Saturday, January 9, 2010

Playing on the River

A summer day on the river may involve fishing, dipping your toes in the water or lashing logs together to form a raft so you can escape southward. In January the river behaves a little differently, prohibiting these activities and creating new adventures and activities.

Along the Mississippi in the cold winter months bald eagles can be seen drifting on the air currents high above the icy water looking for food in the changing ice floes. The eagles attract visitors each year to the Alton Illinois area for viewing. The complexion of the river morphs from the gently flowing wavy patterns to harsh angled chunky broken ice lined up almost in rows like the plates on the back of a stegasaurus.
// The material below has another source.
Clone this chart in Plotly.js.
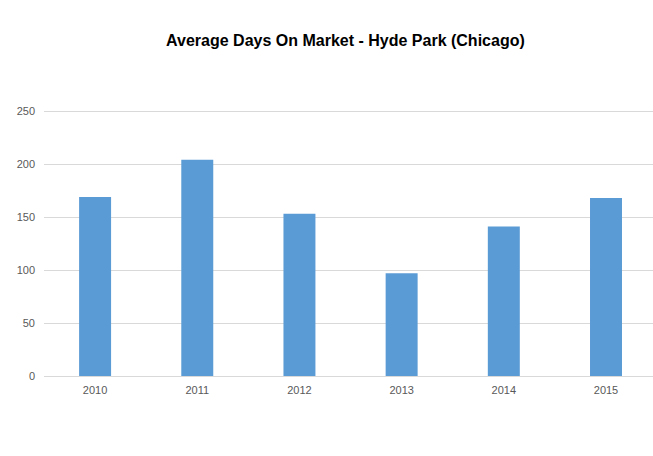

The promise of viewing eagles drew us to the Mississippi area. There were also reports some of the tugs had gotten stuck in the ice and we thought it might be interesting to watch them get freed. We gathered up our friends Jeff and Sophie for the trip.

A bright blue sky framed the gold tension lines of the Clark bridge and the mellowing sun started its slow climb down from its highest point to hide again beyond the horizon. We drove past the lock and dam south of Alton spotting an adult eagle perched high in a tree on the side of the road. The eagle's bright white head stood out against the blue sky. It was shaping up to be a fine day for viewing eagles. We drove over the Clark bridge to a park on the Missouri side of the river. The kids rebundled their coats in the car and jumped out, not sure which direction to go. The parking lot sat on the western side of a levee and the river was not visible from the car. We walked over the burm and scrambled down a hill to the ice. There were no eagles in site but the kids noticed huge chunks of ice on the edge of the river. They did what only come natural next and lifted the chunks of ice over their heads throwing it down on the river ice. Each piece shattered impressively with a great crack. We forgot about the eagles and set straight to destroying as many of the ice chunks as we could free. The bigger portions of ice sheet broke more dramatically but were more difficult to lift. We took turns helping each other lift the larger pieces and watching them shatter and spray ice chips all over the river.

The cold started working on us so we headed over to one of the bird sanctuary areas to see if the eagles were up for their viewing. Most of the eagles were at a good distance from the road making them impossible to see clearly without binoculars. We had binoculars so we watched a few eagles drift in and out from the trees. Several people were set up on the road side with high powered camera lenses and tripods. We finished off the trip with a visit to the migratory bird area at an overlook near Ellis Bay. The sun was nearly set and the cold was biting deeper so we left for home.

A day on the river in the winter wasn't quite what we had expected it to be. We had seen a few eagles but the highlight of the trip was smashing the ice. Jeff had brought some hot chocolate and we shared it on the drive home. Everyone finally thawed.